Written request → Below are some records: retype them all exactly, but not the pictures.

Records supplied →
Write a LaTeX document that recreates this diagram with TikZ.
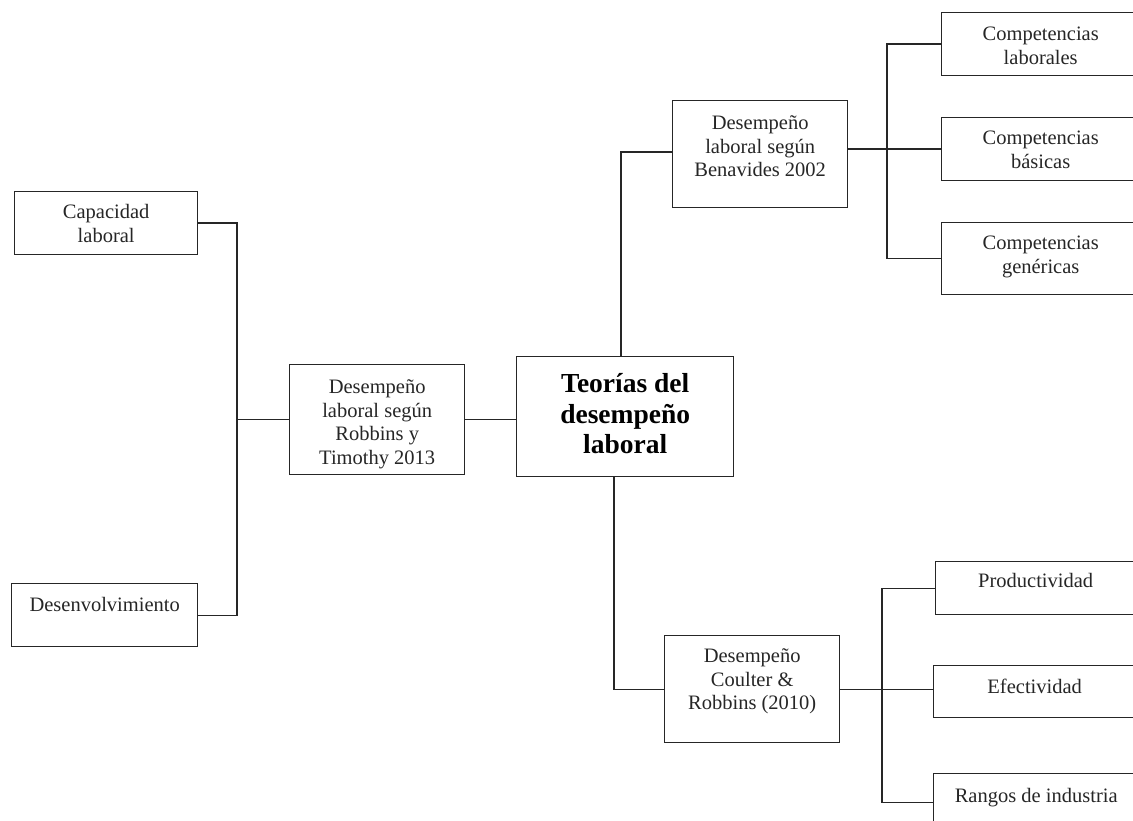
\documentclass[tikz,border=0pt]{standalone}
\usepackage{fontspec}
\setmainfont{Liberation Serif}
\newcommand{\stk}[1]{\begin{tabular}[t]{@{}c@{}}#1\end{tabular}}
\begin{document}
\begin{tikzpicture}[x=1pt,y=-1pt,
  box/.style={draw=black!85, line width=1.4pt, anchor=north west, inner xsep=0pt, inner ysep=0pt,
    font=\fontsize{20.5}{23.5}\selectfont, text=black!85},
  mainbox/.style={box, font=\fontsize{27.5}{30.5}\selectfont\bfseries, text=black},
  link/.style={draw=black!85, line width=1.4pt}]
\useasboundingbox (0,0) rectangle (1133,821);

% central
\node[mainbox, minimum width=217pt, text height=36pt, text depth=84pt] (central) at (516,356)
  {\stk{Teorías del\\desempeño\\laboral}};

% second level
\node[box, minimum width=175pt, text height=29pt, text depth=78pt] (benav) at (672,100)
  {\stk{Desempeño\\laboral según\\Benavides 2002}};
\node[box, minimum width=175pt, text height=29pt, text depth=81pt] (rob) at (289,364)
  {\stk{Desempeño\\laboral según\\Robbins y\\Timothy 2013}};
\node[box, minimum width=175pt, text height=27pt, text depth=80pt] (coulter) at (664,635)
  {\stk{Desempeño\\Coulter \&\\Robbins (2010)}};

% top right leaves
\node[box, minimum width=198pt, text height=28pt, text depth=35pt] (c1) at (941,12)
  {\stk{Competencias\\laborales}};
\node[box, minimum width=198pt, text height=27pt, text depth=36pt] (c2) at (941,117)
  {\stk{Competencias\\básicas}};
\node[box, minimum width=198pt, text height=27pt, text depth=45pt] (c3) at (941,222)
  {\stk{Competencias\\genéricas}};

% left leaves
\node[box, minimum width=183pt, text height=27pt, text depth=36pt] (cap) at (14,191)
  {\stk{Capacidad\\laboral}};
\node[box, minimum width=186pt, text height=28pt, text depth=35pt] (des) at (11,583)
  {Desenvolvimiento};

% bottom right leaves
\node[box, minimum width=200pt, text height=26pt, text depth=27pt] (prod) at (935,561)
  {Productividad};
\node[box, minimum width=202pt, text height=28pt, text depth=24pt] (efe) at (933,665)
  {Efectividad};
\node[box, minimum width=205pt, text height=29pt, text depth=28pt] (ran) at (933,773)
  {Rangos de industria};

% junction coordinates
\coordinate (jt) at (621,152);
\coordinate (jb) at (614,0);
\coordinate (bx) at (887,0);
\coordinate (lx) at (237,0);
\coordinate (rx) at (882,0);

% connectors
\draw[link] (central.north -| jt) -- (jt) -- (jt -| benav.west);
\draw[link] (c2.west) -- (c2.west -| benav.east);
\draw[link] (c1.west) -- (c1.west -| bx) -- (c3.west -| bx) -- (c3.west);

\draw[link] (rob.east) -- (rob.east -| central.west);
\draw[link] (rob.west) -- (rob.west -| lx);
\draw[link] (cap.east) -- (cap.east -| lx) -- (des.east -| lx) -- (des.east);

\draw[link] (central.south -| jb) -- (coulter.west -| jb) -- (coulter.west);
\draw[link] (coulter.east) -- (coulter.east -| efe.west);
\draw[link] (prod.west) -- (prod.west -| rx) -- (ran.west -| rx) -- (ran.west);
\end{tikzpicture}
\end{document}
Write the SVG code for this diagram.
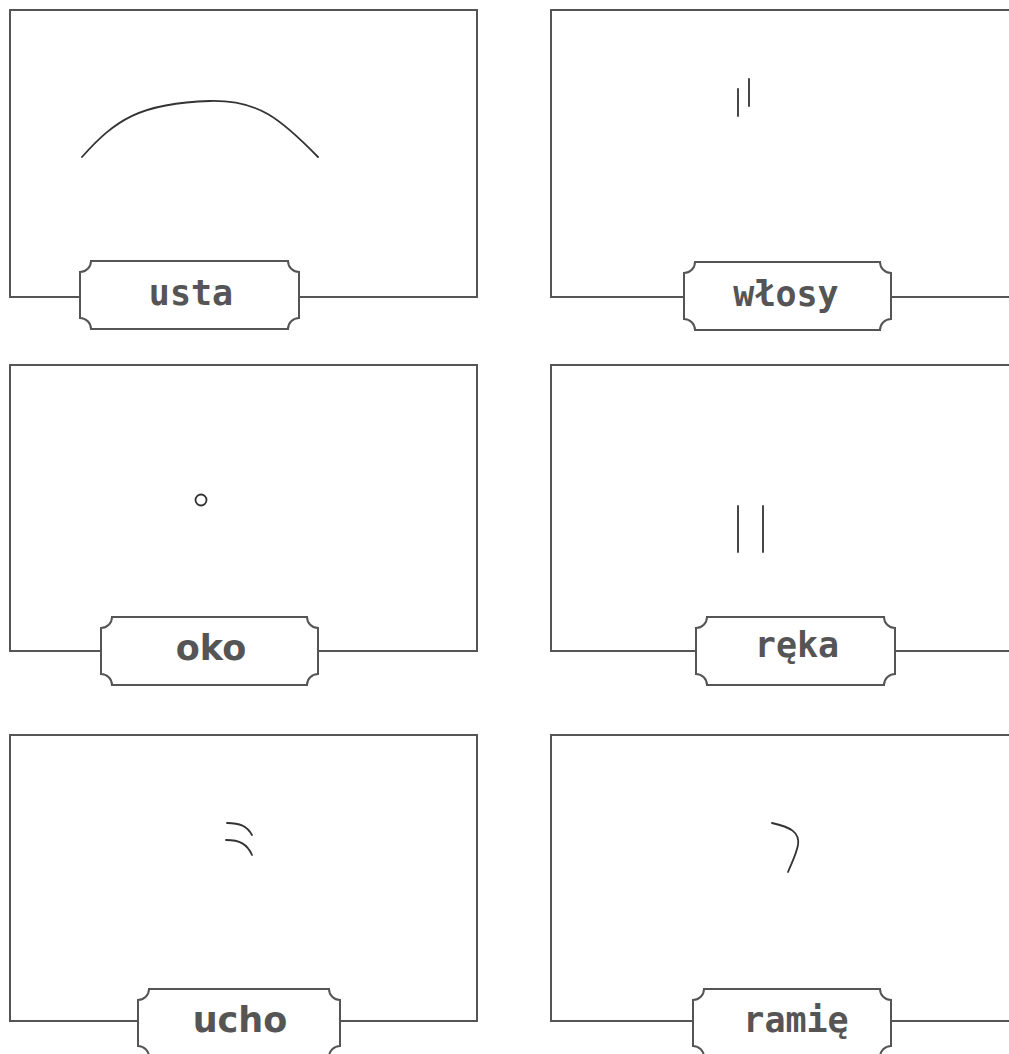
<svg xmlns="http://www.w3.org/2000/svg" width="1009" height="1054" viewBox="0 0 1009 1054">
<style>
.box{fill:#fff;stroke:#555;stroke-width:2}
.lbl{fill:#fff;stroke:#555;stroke-width:2}
.draw{fill:none;stroke:#333;stroke-width:1.8;stroke-linecap:round}
.t{fill:#555;font-size:35px;font-weight:bold;text-anchor:middle}
.sans{font-family:"DejaVu Sans",Verdana,sans-serif}
.mono{font-family:"DejaVu Sans Mono",monospace}
</style>
<rect width="1009" height="1054" fill="#fff"/>
<g id="connectors"></g>
<g id="usta">
<rect class="box" x="10" y="10" width="467" height="287"/>
<path class="draw" d="M82,157 C115,120 140,103 210,101 C258,100 280,118 318,157"/>
<path class="lbl" d="M91,261 H288 A11,11 0 0 0 299,272 V318 A11,11 0 0 0 288,329 H91 A11,11 0 0 0 80,318 V272 A11,11 0 0 0 91,261 Z"/>
<text class="t mono" x="191" y="305">usta</text>
</g>
<g id="wlosy">
<rect class="box" x="551" y="10" width="470" height="287"/>
<path class="draw" d="M738,89 V116 M749,79 V106"/>
<path class="lbl" d="M695,262 H880 A11,11 0 0 0 891,273 V319 A11,11 0 0 0 880,330 H695 A11,11 0 0 0 684,319 V273 A11,11 0 0 0 695,262 Z"/>
<text class="t mono" x="786" y="306">włosy</text>
</g>
<g id="oko">
<rect class="box" x="10" y="365" width="467" height="286"/>
<circle class="draw" cx="201" cy="500" r="5.5"/>
<path class="lbl" d="M112,617 H307 A11,11 0 0 0 318,628 V674 A11,11 0 0 0 307,685 H112 A11,11 0 0 0 101,674 V628 A11,11 0 0 0 112,617 Z"/>
<text class="t sans" x="211" y="660">oko</text>
</g>
<g id="reka">
<rect class="box" x="551" y="365" width="470" height="286"/>
<path class="draw" d="M738,506 V552 M763,506 V552"/>
<path class="lbl" d="M707,617 H884 A11,11 0 0 0 895,628 V674 A11,11 0 0 0 884,685 H707 A11,11 0 0 0 696,674 V628 A11,11 0 0 0 707,617 Z"/>
<text class="t mono" x="797" y="657">ręka</text>
</g>
<g id="ucho">
<rect class="box" x="10" y="735" width="467" height="286"/>
<path class="draw" d="M227,823 C240,823 247,826 252,835 M226,840 C240,840 247,844 252,855"/>
<path class="lbl" d="M149,989 H329 A11,11 0 0 0 340,1000 V1046 A11,11 0 0 0 329,1057 H149 A11,11 0 0 0 138,1046 V1000 A11,11 0 0 0 149,989 Z"/>
<text class="t sans" x="240" y="1032">ucho</text>
</g>
<g id="ramie">
<rect class="box" x="551" y="735" width="470" height="286"/>
<path class="draw" d="M772,823 C790,827 800,832 798,845 C796,855 792,862 788,872"/>
<path class="lbl" d="M704,989 H880 A11,11 0 0 0 891,1000 V1046 A11,11 0 0 0 880,1057 H704 A11,11 0 0 0 693,1046 V1000 A11,11 0 0 0 704,989 Z"/>
<text class="t mono" x="796" y="1032">ramię</text>
</g>
</svg>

Task solution →
Write a LaTeX document that recreates this diagram with TikZ.
\documentclass[tikz,border=0pt]{standalone}
\usepackage{fontspec}
\setmainfont{Liberation Serif}
\newcommand{\stk}[1]{\begin{tabular}[t]{@{}c@{}}#1\end{tabular}}
\begin{document}
\begin{tikzpicture}[x=1pt,y=-1pt,
  box/.style={draw=black!85, line width=1.4pt, anchor=north west, inner xsep=0pt, inner ysep=0pt,
    font=\fontsize{20.5}{23.5}\selectfont, text=black!85},
  mainbox/.style={box, font=\fontsize{27.5}{30.5}\selectfont\bfseries, text=black},
  link/.style={draw=black!85, line width=1.4pt}]
\useasboundingbox (0,0) rectangle (1133,821);

% central
\node[mainbox, minimum width=217pt, text height=36pt, text depth=84pt] (central) at (516,356)
  {\stk{Teorías del\\desempeño\\laboral}};

% second level
\node[box, minimum width=175pt, text height=29pt, text depth=78pt] (benav) at (672,100)
  {\stk{Desempeño\\laboral según\\Benavides 2002}};
\node[box, minimum width=175pt, text height=29pt, text depth=81pt] (rob) at (289,364)
  {\stk{Desempeño\\laboral según\\Robbins y\\Timothy 2013}};
\node[box, minimum width=175pt, text height=27pt, text depth=80pt] (coulter) at (664,635)
  {\stk{Desempeño\\Coulter \&\\Robbins (2010)}};

% top right leaves
\node[box, minimum width=198pt, text height=28pt, text depth=35pt] (c1) at (941,12)
  {\stk{Competencias\\laborales}};
\node[box, minimum width=198pt, text height=27pt, text depth=36pt] (c2) at (941,117)
  {\stk{Competencias\\básicas}};
\node[box, minimum width=198pt, text height=27pt, text depth=45pt] (c3) at (941,222)
  {\stk{Competencias\\genéricas}};

% left leaves
\node[box, minimum width=183pt, text height=27pt, text depth=36pt] (cap) at (14,191)
  {\stk{Capacidad\\laboral}};
\node[box, minimum width=186pt, text height=28pt, text depth=35pt] (des) at (11,583)
  {Desenvolvimiento};

% bottom right leaves
\node[box, minimum width=200pt, text height=26pt, text depth=27pt] (prod) at (935,561)
  {Productividad};
\node[box, minimum width=202pt, text height=28pt, text depth=24pt] (efe) at (933,665)
  {Efectividad};
\node[box, minimum width=205pt, text height=29pt, text depth=28pt] (ran) at (933,773)
  {Rangos de industria};

% junction coordinates
\coordinate (jt) at (621,152);
\coordinate (jb) at (614,0);
\coordinate (bx) at (887,0);
\coordinate (lx) at (237,0);
\coordinate (rx) at (882,0);

% connectors
\draw[link] (central.north -| jt) -- (jt) -- (jt -| benav.west);
\draw[link] (c2.west) -- (c2.west -| benav.east);
\draw[link] (c1.west) -- (c1.west -| bx) -- (c3.west -| bx) -- (c3.west);

\draw[link] (rob.east) -- (rob.east -| central.west);
\draw[link] (rob.west) -- (rob.west -| lx);
\draw[link] (cap.east) -- (cap.east -| lx) -- (des.east -| lx) -- (des.east);

\draw[link] (central.south -| jb) -- (coulter.west -| jb) -- (coulter.west);
\draw[link] (coulter.east) -- (coulter.east -| efe.west);
\draw[link] (prod.west) -- (prod.west -| rx) -- (ran.west -| rx) -- (ran.west);
\end{tikzpicture}
\end{document}
Write the SVG code for this diagram.
<svg xmlns="http://www.w3.org/2000/svg" width="1009" height="1054" viewBox="0 0 1009 1054">
<style>
.box{fill:#fff;stroke:#555;stroke-width:2}
.lbl{fill:#fff;stroke:#555;stroke-width:2}
.draw{fill:none;stroke:#333;stroke-width:1.8;stroke-linecap:round}
.t{fill:#555;font-size:35px;font-weight:bold;text-anchor:middle}
.sans{font-family:"DejaVu Sans",Verdana,sans-serif}
.mono{font-family:"DejaVu Sans Mono",monospace}
</style>
<rect width="1009" height="1054" fill="#fff"/>
<g id="connectors"></g>
<g id="usta">
<rect class="box" x="10" y="10" width="467" height="287"/>
<path class="draw" d="M82,157 C115,120 140,103 210,101 C258,100 280,118 318,157"/>
<path class="lbl" d="M91,261 H288 A11,11 0 0 0 299,272 V318 A11,11 0 0 0 288,329 H91 A11,11 0 0 0 80,318 V272 A11,11 0 0 0 91,261 Z"/>
<text class="t mono" x="191" y="305">usta</text>
</g>
<g id="wlosy">
<rect class="box" x="551" y="10" width="470" height="287"/>
<path class="draw" d="M738,89 V116 M749,79 V106"/>
<path class="lbl" d="M695,262 H880 A11,11 0 0 0 891,273 V319 A11,11 0 0 0 880,330 H695 A11,11 0 0 0 684,319 V273 A11,11 0 0 0 695,262 Z"/>
<text class="t mono" x="786" y="306">włosy</text>
</g>
<g id="oko">
<rect class="box" x="10" y="365" width="467" height="286"/>
<circle class="draw" cx="201" cy="500" r="5.5"/>
<path class="lbl" d="M112,617 H307 A11,11 0 0 0 318,628 V674 A11,11 0 0 0 307,685 H112 A11,11 0 0 0 101,674 V628 A11,11 0 0 0 112,617 Z"/>
<text class="t sans" x="211" y="660">oko</text>
</g>
<g id="reka">
<rect class="box" x="551" y="365" width="470" height="286"/>
<path class="draw" d="M738,506 V552 M763,506 V552"/>
<path class="lbl" d="M707,617 H884 A11,11 0 0 0 895,628 V674 A11,11 0 0 0 884,685 H707 A11,11 0 0 0 696,674 V628 A11,11 0 0 0 707,617 Z"/>
<text class="t mono" x="797" y="657">ręka</text>
</g>
<g id="ucho">
<rect class="box" x="10" y="735" width="467" height="286"/>
<path class="draw" d="M227,823 C240,823 247,826 252,835 M226,840 C240,840 247,844 252,855"/>
<path class="lbl" d="M149,989 H329 A11,11 0 0 0 340,1000 V1046 A11,11 0 0 0 329,1057 H149 A11,11 0 0 0 138,1046 V1000 A11,11 0 0 0 149,989 Z"/>
<text class="t sans" x="240" y="1032">ucho</text>
</g>
<g id="ramie">
<rect class="box" x="551" y="735" width="470" height="286"/>
<path class="draw" d="M772,823 C790,827 800,832 798,845 C796,855 792,862 788,872"/>
<path class="lbl" d="M704,989 H880 A11,11 0 0 0 891,1000 V1046 A11,11 0 0 0 880,1057 H704 A11,11 0 0 0 693,1046 V1000 A11,11 0 0 0 704,989 Z"/>
<text class="t mono" x="796" y="1032">ramię</text>
</g>
</svg>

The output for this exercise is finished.